Day 7 and perhaps what you should not be doing on Day 7 is buying cocktail glasses. But yes, that’s what I’m doing. Fear not, they aren’t for me. My daughter is having a 1920s party next weekend, and as part of the dinner, she is having mocktails at the start. She asked if they could have a glass of something alcoholic, but I said no; so they are going to experience a fabulous AF mocktail instead.

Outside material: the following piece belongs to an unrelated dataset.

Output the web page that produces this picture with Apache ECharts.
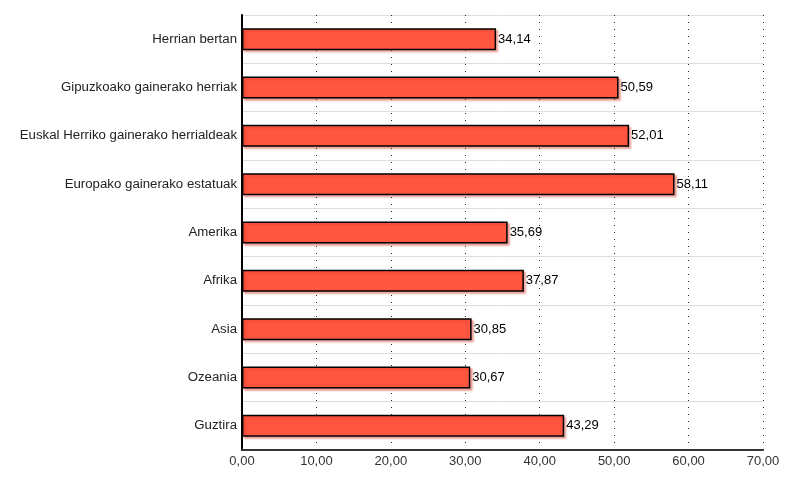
<!DOCTYPE html>
<html><head><meta charset="utf-8">
<script src="https://cdn.jsdelivr.net/npm/echarts@6/dist/echarts.min.js"></script>
<style>html,body{margin:0;padding:0;background:#fff}#c{width:800px;height:500px}</style>
</head><body><div id="c"></div>
<script>
const categories = ["Herrian bertan","Gipuzkoako gainerako herriak","Euskal Herriko gainerako herrialdeak","Europako gainerako estatuak","Amerika","Afrika","Asia","Ozeania","Guztira"];
const values = [34.14,50.59,52.01,58.11,35.69,37.87,30.85,30.67,43.29];
const fmt = v => v.toFixed(2).replace('.', ',');
const chart = echarts.init(document.getElementById('c'), null, {renderer:'canvas'});
chart.setOption({
  animation:false,
  textStyle:{fontFamily:'Liberation Sans, Arial, sans-serif'},
  grid:{left:242,right:37,top:15,bottom:50,containLabel:false},
  xAxis:{type:'value',min:0,max:70,interval:10,
    axisLine:{show:true,onZero:false,lineStyle:{color:'#333',width:2}},
    axisTick:{show:false},
    axisLabel:{color:'#333',fontSize:13,margin:5,formatter:v=>fmt(v)},
    splitLine:{show:true,lineStyle:{color:'#222',type:[1,6],width:1}}},
  yAxis:{type:'category',data:categories,inverse:true,
    axisLine:{show:true,lineStyle:{color:'#000',width:2}},
    axisTick:{show:false},
    axisLabel:{color:'#222',fontSize:13.25,margin:5},
    splitLine:{show:true,lineStyle:{color:'#ddd',width:1}}},
  series:[{type:'bar',data:values,barWidth:22,
    itemStyle:{color:'#FF5640',borderColor:'#000',borderWidth:1.5,
      shadowColor:'rgba(210,60,40,0.45)',shadowOffsetX:2,shadowOffsetY:2,shadowBlur:2},
    label:{show:true,position:'right',distance:2,color:'#000',fontSize:13,formatter:p=>fmt(p.value)}}]
});
</script></body></html>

Back to the glasses: it is not easy to find these things in bulk, and I have found myself on various Internet sites which sell an astonishing array of alcohol-related stuff. I had no idea that there were so many varieties of glasses for different alcoholic drinks. And as I pressed the order button, I felt a wave of sadness that I was unable to enjoy cocktails anymore. At the same time, I didn’t like the feeling that a particular glass signified a particular drink, and that it sort of pulled me in with its message of sophistication and intrigue. These things that surround the ritual of drinking, whether it’s the type of glass, the sound of a bottle being uncorked, the line-up of bottles in a bar…these are dangerous things.
Is it better for my 16 year old daughter to experience drinking a delicious, alcohol-free drink out of a cocktail glass, or for her to sneak gin in a normal water glass? She’s never done this, but it’s the kind of horror story I hear.
A week ago, I was about to buy that tin of g & t for my train journey, and as I opened it and drank it on the train, I felt ashamed. Today, I should be feeling proud of myself as I prepare a bottle of tap water for the same train journey; but in fact, I suddenly feel overwhelmed by tiredness.